__Dataset records__:
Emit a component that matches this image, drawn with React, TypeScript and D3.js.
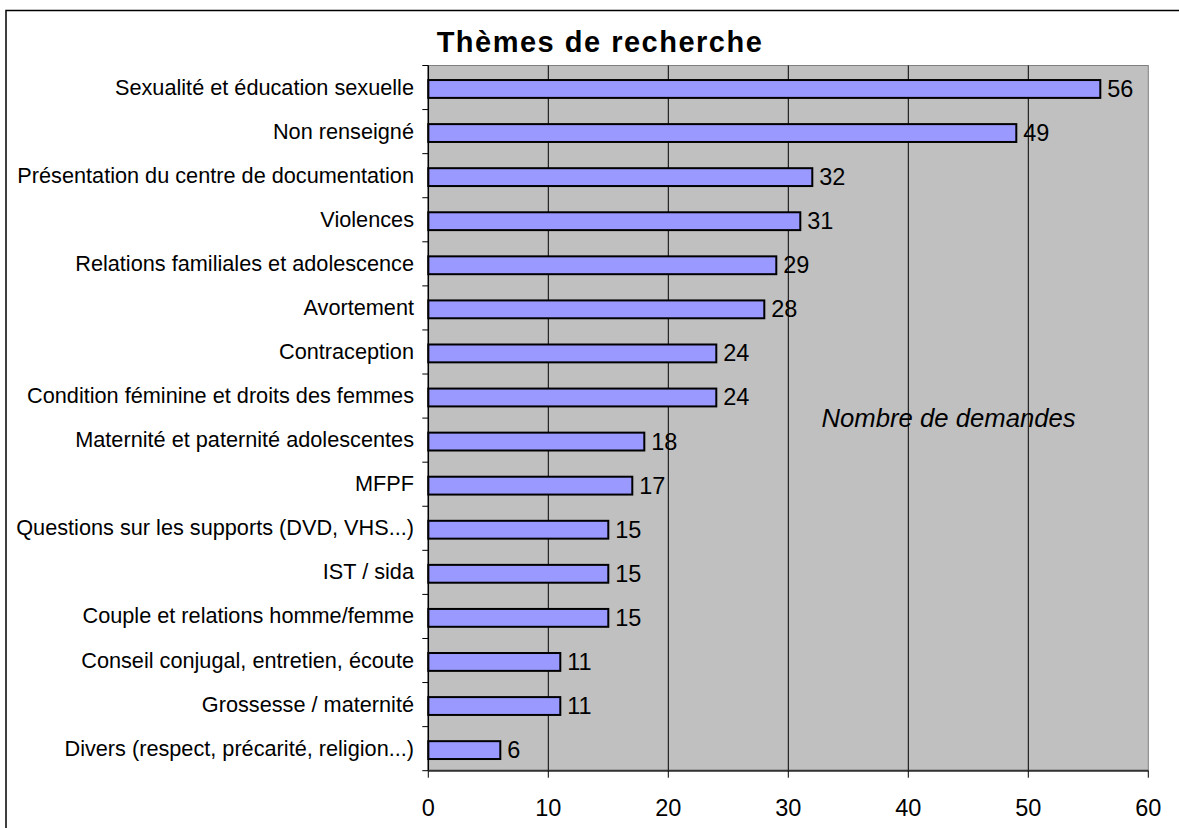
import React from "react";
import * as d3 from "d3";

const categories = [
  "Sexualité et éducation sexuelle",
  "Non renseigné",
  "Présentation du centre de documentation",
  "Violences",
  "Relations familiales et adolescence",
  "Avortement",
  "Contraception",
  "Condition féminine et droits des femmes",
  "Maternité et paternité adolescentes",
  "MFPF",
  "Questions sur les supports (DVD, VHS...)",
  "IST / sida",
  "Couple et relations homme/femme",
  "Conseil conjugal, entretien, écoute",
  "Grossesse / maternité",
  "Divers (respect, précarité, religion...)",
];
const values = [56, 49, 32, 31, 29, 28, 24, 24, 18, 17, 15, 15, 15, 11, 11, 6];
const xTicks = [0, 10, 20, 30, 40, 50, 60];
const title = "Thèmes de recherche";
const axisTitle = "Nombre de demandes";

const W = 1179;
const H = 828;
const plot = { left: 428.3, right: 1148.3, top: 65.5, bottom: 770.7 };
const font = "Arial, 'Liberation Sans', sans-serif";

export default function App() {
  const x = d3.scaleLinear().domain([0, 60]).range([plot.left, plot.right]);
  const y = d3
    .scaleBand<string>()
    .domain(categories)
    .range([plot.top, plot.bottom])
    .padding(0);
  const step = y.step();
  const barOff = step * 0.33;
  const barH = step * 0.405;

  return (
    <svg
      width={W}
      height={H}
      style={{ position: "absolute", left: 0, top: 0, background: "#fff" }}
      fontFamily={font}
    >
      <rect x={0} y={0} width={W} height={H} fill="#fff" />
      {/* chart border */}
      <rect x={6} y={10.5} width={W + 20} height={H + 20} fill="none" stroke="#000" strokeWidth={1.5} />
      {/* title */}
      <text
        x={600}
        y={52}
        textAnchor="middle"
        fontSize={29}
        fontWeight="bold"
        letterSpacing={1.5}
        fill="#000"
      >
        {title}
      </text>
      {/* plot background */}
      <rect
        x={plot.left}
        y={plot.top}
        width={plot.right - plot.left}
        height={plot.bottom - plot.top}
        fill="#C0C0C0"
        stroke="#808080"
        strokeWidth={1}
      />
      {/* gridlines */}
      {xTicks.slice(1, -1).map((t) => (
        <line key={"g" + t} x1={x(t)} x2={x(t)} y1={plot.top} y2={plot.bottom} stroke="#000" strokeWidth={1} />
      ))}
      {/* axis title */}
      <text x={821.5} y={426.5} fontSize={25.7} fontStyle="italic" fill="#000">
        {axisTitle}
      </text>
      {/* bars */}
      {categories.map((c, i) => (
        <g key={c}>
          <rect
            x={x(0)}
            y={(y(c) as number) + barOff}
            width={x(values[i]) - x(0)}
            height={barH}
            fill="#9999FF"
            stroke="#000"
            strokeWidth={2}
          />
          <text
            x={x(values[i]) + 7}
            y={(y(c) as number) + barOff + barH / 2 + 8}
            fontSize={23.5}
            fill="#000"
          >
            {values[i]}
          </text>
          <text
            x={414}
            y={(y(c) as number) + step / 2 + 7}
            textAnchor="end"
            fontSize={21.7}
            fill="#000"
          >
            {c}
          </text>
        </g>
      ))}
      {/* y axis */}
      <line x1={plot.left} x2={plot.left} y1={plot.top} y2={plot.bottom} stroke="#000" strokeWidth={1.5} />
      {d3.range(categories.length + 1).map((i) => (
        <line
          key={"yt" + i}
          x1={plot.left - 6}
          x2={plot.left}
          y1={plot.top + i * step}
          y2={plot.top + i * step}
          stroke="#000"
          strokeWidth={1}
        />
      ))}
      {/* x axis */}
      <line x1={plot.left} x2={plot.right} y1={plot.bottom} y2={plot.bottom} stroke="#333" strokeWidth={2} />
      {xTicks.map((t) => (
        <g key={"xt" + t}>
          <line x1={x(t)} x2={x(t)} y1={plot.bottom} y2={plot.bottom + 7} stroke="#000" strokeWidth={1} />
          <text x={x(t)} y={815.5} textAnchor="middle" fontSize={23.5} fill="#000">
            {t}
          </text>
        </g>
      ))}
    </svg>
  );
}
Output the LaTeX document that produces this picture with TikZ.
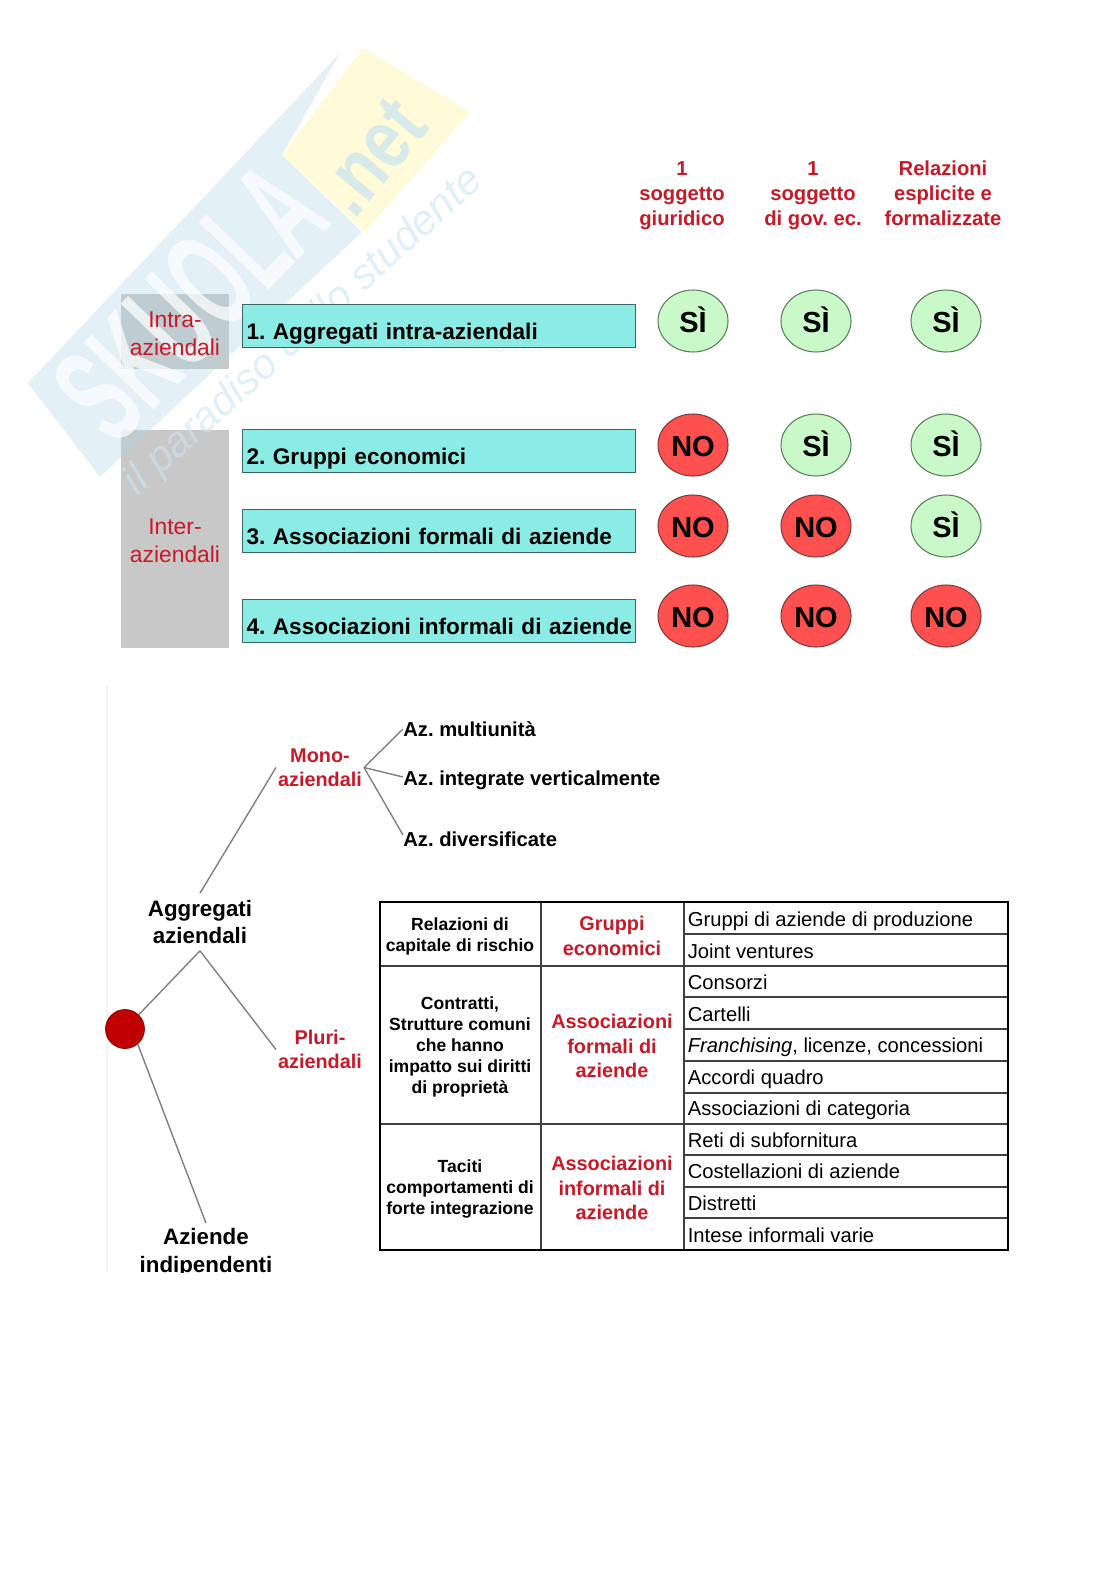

__Problem to work on__:
Copy every record above exactly, leaving out any pictures.

__Solution__:
Emit a component that matches this image, drawn with React, TypeScript and D3.js.
import React from "react";
import * as d3 from "d3";

const categories = [
  "Sexualité et éducation sexuelle",
  "Non renseigné",
  "Présentation du centre de documentation",
  "Violences",
  "Relations familiales et adolescence",
  "Avortement",
  "Contraception",
  "Condition féminine et droits des femmes",
  "Maternité et paternité adolescentes",
  "MFPF",
  "Questions sur les supports (DVD, VHS...)",
  "IST / sida",
  "Couple et relations homme/femme",
  "Conseil conjugal, entretien, écoute",
  "Grossesse / maternité",
  "Divers (respect, précarité, religion...)",
];
const values = [56, 49, 32, 31, 29, 28, 24, 24, 18, 17, 15, 15, 15, 11, 11, 6];
const xTicks = [0, 10, 20, 30, 40, 50, 60];
const title = "Thèmes de recherche";
const axisTitle = "Nombre de demandes";

const W = 1179;
const H = 828;
const plot = { left: 428.3, right: 1148.3, top: 65.5, bottom: 770.7 };
const font = "Arial, 'Liberation Sans', sans-serif";

export default function App() {
  const x = d3.scaleLinear().domain([0, 60]).range([plot.left, plot.right]);
  const y = d3
    .scaleBand<string>()
    .domain(categories)
    .range([plot.top, plot.bottom])
    .padding(0);
  const step = y.step();
  const barOff = step * 0.33;
  const barH = step * 0.405;

  return (
    <svg
      width={W}
      height={H}
      style={{ position: "absolute", left: 0, top: 0, background: "#fff" }}
      fontFamily={font}
    >
      <rect x={0} y={0} width={W} height={H} fill="#fff" />
      {/* chart border */}
      <rect x={6} y={10.5} width={W + 20} height={H + 20} fill="none" stroke="#000" strokeWidth={1.5} />
      {/* title */}
      <text
        x={600}
        y={52}
        textAnchor="middle"
        fontSize={29}
        fontWeight="bold"
        letterSpacing={1.5}
        fill="#000"
      >
        {title}
      </text>
      {/* plot background */}
      <rect
        x={plot.left}
        y={plot.top}
        width={plot.right - plot.left}
        height={plot.bottom - plot.top}
        fill="#C0C0C0"
        stroke="#808080"
        strokeWidth={1}
      />
      {/* gridlines */}
      {xTicks.slice(1, -1).map((t) => (
        <line key={"g" + t} x1={x(t)} x2={x(t)} y1={plot.top} y2={plot.bottom} stroke="#000" strokeWidth={1} />
      ))}
      {/* axis title */}
      <text x={821.5} y={426.5} fontSize={25.7} fontStyle="italic" fill="#000">
        {axisTitle}
      </text>
      {/* bars */}
      {categories.map((c, i) => (
        <g key={c}>
          <rect
            x={x(0)}
            y={(y(c) as number) + barOff}
            width={x(values[i]) - x(0)}
            height={barH}
            fill="#9999FF"
            stroke="#000"
            strokeWidth={2}
          />
          <text
            x={x(values[i]) + 7}
            y={(y(c) as number) + barOff + barH / 2 + 8}
            fontSize={23.5}
            fill="#000"
          >
            {values[i]}
          </text>
          <text
            x={414}
            y={(y(c) as number) + step / 2 + 7}
            textAnchor="end"
            fontSize={21.7}
            fill="#000"
          >
            {c}
          </text>
        </g>
      ))}
      {/* y axis */}
      <line x1={plot.left} x2={plot.left} y1={plot.top} y2={plot.bottom} stroke="#000" strokeWidth={1.5} />
      {d3.range(categories.length + 1).map((i) => (
        <line
          key={"yt" + i}
          x1={plot.left - 6}
          x2={plot.left}
          y1={plot.top + i * step}
          y2={plot.top + i * step}
          stroke="#000"
          strokeWidth={1}
        />
      ))}
      {/* x axis */}
      <line x1={plot.left} x2={plot.right} y1={plot.bottom} y2={plot.bottom} stroke="#333" strokeWidth={2} />
      {xTicks.map((t) => (
        <g key={"xt" + t}>
          <line x1={x(t)} x2={x(t)} y1={plot.bottom} y2={plot.bottom + 7} stroke="#000" strokeWidth={1} />
          <text x={x(t)} y={815.5} textAnchor="middle" fontSize={23.5} fill="#000">
            {t}
          </text>
        </g>
      ))}
    </svg>
  );
}
Output the LaTeX document that produces this picture with TikZ.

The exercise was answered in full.